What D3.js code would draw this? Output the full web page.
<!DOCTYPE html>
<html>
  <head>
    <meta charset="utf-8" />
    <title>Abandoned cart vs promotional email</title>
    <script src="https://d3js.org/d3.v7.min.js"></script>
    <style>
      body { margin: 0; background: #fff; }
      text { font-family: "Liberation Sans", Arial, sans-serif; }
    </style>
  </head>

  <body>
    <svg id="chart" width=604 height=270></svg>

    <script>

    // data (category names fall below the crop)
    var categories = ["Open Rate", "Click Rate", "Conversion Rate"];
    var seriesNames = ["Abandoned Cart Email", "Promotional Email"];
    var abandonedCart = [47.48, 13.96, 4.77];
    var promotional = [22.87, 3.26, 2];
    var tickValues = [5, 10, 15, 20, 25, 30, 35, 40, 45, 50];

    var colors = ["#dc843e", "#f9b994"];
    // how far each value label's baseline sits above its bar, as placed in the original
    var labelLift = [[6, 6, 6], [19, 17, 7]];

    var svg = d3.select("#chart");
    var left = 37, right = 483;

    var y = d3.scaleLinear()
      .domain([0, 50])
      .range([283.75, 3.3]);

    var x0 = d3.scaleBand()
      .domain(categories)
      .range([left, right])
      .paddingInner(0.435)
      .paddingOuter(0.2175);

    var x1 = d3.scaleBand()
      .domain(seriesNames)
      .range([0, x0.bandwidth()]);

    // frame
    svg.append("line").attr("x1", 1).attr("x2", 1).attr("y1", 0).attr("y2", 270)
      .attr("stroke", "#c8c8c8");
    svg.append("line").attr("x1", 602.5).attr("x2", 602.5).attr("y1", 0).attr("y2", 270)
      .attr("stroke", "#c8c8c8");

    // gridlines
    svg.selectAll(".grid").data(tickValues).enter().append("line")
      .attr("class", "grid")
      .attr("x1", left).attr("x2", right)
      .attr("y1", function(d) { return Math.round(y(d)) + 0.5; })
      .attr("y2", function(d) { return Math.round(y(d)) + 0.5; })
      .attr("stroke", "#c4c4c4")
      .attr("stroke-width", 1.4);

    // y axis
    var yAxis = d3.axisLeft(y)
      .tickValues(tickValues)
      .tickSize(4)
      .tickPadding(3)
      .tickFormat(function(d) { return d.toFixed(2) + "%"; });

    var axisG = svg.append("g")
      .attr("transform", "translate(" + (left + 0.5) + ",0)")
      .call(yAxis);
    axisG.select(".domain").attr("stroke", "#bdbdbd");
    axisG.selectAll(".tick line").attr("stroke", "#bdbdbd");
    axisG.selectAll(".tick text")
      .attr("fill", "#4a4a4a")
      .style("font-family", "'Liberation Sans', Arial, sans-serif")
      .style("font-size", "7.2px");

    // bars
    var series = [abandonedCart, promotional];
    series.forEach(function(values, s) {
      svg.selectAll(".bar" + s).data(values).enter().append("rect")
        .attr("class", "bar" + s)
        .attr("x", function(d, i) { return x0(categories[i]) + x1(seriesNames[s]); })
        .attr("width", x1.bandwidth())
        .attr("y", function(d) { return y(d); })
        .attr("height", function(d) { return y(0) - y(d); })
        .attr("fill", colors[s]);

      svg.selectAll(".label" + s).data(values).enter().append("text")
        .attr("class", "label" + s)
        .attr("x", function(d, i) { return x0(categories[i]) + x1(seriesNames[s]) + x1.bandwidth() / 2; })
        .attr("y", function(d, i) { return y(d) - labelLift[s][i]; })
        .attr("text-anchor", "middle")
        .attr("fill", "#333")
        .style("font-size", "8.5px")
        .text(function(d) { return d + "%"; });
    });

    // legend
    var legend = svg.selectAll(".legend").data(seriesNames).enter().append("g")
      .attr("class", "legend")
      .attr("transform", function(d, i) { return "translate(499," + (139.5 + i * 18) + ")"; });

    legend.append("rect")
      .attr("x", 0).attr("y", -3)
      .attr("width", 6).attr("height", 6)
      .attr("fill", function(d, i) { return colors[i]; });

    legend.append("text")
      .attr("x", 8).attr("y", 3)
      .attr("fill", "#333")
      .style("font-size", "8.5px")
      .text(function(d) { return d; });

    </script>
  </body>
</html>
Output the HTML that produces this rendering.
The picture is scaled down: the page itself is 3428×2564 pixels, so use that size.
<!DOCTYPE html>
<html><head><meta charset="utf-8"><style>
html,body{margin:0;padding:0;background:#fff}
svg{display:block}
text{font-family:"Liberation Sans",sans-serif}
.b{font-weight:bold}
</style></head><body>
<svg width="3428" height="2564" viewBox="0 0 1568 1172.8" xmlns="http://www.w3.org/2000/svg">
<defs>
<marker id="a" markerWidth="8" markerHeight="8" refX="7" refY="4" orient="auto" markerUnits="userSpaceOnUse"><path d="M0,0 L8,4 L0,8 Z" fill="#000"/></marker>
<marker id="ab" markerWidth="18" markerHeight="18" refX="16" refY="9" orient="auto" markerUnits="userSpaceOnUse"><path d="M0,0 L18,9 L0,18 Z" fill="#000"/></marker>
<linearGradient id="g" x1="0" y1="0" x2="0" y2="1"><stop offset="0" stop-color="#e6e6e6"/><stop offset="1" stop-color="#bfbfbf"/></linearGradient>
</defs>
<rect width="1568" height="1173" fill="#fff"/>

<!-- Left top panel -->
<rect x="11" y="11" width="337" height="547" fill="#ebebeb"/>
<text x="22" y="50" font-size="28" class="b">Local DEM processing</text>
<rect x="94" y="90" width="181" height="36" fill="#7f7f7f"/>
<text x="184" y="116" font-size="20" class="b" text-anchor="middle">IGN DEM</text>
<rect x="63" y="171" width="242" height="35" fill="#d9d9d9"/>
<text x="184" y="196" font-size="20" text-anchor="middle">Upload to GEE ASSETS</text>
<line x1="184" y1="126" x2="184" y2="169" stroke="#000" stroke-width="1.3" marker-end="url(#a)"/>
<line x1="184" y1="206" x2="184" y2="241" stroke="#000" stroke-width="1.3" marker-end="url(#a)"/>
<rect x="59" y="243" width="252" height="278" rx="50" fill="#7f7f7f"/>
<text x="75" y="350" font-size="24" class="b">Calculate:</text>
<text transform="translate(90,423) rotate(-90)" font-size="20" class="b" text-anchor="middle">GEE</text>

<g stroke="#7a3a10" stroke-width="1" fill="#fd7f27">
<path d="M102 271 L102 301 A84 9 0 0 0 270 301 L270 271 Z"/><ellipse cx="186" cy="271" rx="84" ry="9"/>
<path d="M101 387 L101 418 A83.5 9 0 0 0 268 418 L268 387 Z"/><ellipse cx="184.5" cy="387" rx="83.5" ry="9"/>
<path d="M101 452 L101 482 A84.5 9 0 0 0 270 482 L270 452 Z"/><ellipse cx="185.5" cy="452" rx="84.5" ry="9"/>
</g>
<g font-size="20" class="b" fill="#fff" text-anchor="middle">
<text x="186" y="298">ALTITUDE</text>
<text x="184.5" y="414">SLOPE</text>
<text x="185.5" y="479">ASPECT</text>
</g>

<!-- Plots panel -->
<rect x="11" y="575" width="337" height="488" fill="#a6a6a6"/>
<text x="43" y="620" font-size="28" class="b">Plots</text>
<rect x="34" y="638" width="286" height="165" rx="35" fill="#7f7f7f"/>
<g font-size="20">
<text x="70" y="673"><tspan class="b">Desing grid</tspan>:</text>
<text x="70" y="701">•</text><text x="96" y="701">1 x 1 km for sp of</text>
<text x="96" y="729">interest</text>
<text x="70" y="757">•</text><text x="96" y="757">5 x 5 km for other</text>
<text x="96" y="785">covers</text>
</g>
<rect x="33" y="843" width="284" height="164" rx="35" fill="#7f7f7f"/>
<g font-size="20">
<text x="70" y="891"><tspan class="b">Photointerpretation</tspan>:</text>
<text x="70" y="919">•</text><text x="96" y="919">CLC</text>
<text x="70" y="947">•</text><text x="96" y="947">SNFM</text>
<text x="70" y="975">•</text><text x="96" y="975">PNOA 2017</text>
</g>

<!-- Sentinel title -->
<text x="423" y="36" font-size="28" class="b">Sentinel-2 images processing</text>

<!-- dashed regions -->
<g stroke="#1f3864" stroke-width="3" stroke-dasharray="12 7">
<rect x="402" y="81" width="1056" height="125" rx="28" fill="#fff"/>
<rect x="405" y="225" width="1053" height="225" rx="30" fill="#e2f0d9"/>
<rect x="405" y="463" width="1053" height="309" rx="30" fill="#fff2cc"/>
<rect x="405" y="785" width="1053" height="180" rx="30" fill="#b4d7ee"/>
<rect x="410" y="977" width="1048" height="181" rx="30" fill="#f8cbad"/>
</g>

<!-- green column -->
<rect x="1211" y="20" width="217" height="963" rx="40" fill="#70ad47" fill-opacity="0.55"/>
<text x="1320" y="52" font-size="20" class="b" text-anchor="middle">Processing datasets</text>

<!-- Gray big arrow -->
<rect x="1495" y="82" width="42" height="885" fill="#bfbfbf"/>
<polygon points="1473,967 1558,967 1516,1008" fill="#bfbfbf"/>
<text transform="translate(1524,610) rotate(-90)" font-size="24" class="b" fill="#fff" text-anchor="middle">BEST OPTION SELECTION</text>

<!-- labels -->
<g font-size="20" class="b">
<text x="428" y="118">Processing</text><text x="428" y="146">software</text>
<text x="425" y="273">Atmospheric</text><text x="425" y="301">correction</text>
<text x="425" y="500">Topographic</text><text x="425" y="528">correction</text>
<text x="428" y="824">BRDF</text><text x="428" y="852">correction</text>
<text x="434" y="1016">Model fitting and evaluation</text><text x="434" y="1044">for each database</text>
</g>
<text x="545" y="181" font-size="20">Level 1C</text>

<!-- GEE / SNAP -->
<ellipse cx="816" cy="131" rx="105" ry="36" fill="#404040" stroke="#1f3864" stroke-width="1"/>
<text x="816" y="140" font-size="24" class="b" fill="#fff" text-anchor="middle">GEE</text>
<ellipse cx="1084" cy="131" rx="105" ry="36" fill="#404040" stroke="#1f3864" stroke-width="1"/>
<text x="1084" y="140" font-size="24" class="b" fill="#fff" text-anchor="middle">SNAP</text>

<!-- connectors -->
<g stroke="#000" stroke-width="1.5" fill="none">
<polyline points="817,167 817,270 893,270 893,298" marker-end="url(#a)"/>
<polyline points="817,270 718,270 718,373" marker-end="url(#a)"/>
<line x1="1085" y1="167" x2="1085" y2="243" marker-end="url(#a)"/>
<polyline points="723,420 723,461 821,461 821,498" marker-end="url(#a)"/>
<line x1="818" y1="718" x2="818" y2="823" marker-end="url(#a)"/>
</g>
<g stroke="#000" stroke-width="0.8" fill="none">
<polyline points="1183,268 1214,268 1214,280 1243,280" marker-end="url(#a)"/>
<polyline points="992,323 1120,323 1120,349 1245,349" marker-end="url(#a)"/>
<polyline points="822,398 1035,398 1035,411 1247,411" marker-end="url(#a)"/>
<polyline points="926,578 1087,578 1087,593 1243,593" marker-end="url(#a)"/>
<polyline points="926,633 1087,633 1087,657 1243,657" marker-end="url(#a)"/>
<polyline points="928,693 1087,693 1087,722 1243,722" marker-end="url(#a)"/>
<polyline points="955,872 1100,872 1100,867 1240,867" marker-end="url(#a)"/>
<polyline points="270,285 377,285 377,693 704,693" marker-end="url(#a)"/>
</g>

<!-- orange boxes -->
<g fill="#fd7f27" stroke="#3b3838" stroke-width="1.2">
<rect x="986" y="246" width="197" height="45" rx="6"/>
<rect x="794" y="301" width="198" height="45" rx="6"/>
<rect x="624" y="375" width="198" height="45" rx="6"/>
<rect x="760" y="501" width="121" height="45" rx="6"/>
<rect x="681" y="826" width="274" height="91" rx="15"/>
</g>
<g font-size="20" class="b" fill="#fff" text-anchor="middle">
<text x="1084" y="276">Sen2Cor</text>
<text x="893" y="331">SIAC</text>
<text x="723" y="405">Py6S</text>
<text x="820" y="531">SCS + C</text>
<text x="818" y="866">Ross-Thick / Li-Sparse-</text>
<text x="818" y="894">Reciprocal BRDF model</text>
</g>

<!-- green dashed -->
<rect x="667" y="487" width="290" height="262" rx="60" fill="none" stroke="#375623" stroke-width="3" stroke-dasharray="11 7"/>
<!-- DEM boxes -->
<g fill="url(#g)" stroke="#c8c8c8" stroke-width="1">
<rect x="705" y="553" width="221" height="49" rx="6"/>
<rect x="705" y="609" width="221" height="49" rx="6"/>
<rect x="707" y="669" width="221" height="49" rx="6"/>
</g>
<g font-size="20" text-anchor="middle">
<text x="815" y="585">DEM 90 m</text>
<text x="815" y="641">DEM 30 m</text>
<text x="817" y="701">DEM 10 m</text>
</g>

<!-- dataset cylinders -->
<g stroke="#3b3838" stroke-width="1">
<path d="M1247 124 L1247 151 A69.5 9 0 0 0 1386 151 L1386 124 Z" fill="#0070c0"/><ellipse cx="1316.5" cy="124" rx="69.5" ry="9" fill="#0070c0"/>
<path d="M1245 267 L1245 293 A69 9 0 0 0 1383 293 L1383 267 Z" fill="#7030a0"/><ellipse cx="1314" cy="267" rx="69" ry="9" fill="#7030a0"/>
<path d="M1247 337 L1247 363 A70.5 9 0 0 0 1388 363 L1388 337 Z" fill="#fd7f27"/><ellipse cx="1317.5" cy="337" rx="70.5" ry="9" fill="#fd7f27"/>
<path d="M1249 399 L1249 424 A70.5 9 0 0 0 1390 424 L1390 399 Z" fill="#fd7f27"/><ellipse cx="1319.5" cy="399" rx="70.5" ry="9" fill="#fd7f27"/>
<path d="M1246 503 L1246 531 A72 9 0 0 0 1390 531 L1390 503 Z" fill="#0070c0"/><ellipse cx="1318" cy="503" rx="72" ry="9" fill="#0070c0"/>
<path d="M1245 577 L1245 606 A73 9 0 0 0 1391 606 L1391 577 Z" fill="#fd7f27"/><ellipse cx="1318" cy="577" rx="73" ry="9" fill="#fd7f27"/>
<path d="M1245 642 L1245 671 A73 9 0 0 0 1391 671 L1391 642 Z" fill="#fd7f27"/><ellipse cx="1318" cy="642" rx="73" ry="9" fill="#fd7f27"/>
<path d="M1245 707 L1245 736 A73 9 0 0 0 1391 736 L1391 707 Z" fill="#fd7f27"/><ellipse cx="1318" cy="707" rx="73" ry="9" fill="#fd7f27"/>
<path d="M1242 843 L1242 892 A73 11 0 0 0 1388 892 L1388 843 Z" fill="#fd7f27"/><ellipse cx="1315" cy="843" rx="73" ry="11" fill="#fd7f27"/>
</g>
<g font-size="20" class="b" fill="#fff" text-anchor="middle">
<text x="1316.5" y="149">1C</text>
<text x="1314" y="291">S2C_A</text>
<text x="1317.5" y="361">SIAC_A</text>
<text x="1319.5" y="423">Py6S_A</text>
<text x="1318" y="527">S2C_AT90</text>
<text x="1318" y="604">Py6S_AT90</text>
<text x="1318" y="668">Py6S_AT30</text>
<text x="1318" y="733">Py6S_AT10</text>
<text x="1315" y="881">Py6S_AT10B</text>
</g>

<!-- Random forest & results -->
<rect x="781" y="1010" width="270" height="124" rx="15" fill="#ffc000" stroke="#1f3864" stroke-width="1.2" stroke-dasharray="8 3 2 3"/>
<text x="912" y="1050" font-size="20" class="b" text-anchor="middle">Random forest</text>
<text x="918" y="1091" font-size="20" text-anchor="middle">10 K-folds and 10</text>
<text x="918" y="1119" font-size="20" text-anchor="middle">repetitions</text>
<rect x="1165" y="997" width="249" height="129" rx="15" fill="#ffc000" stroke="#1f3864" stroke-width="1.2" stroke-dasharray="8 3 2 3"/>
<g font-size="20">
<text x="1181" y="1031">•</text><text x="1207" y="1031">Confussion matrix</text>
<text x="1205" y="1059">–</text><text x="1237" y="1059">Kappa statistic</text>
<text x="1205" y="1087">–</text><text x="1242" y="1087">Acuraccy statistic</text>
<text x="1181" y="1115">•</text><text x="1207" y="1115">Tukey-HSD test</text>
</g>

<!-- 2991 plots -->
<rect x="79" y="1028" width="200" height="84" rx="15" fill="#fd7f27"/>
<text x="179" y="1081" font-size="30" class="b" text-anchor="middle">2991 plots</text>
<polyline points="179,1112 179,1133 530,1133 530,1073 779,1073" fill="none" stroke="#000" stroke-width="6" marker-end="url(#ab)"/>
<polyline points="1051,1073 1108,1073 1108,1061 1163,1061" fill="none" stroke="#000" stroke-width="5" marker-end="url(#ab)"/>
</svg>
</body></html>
================
## EXERCISE:
Quote exactly the stretch of lines above that starts at the first one and ends at the line with "40, 45, 50];", and nothing beyond it.

## WRITTEN SOLUTION:
What D3.js code would draw this? Output the full web page.
<!DOCTYPE html>
<html>
  <head>
    <meta charset="utf-8" />
    <title>Abandoned cart vs promotional email</title>
    <script src="https://d3js.org/d3.v7.min.js"></script>
    <style>
      body { margin: 0; background: #fff; }
      text { font-family: "Liberation Sans", Arial, sans-serif; }
    </style>
  </head>

  <body>
    <svg id="chart" width=604 height=270></svg>

    <script>

    // data (category names fall below the crop)
    var categories = ["Open Rate", "Click Rate", "Conversion Rate"];
    var seriesNames = ["Abandoned Cart Email", "Promotional Email"];
    var abandonedCart = [47.48, 13.96, 4.77];
    var promotional = [22.87, 3.26, 2];
    var tickValues = [5, 10, 15, 20, 25, 30, 35, 40, 45, 50];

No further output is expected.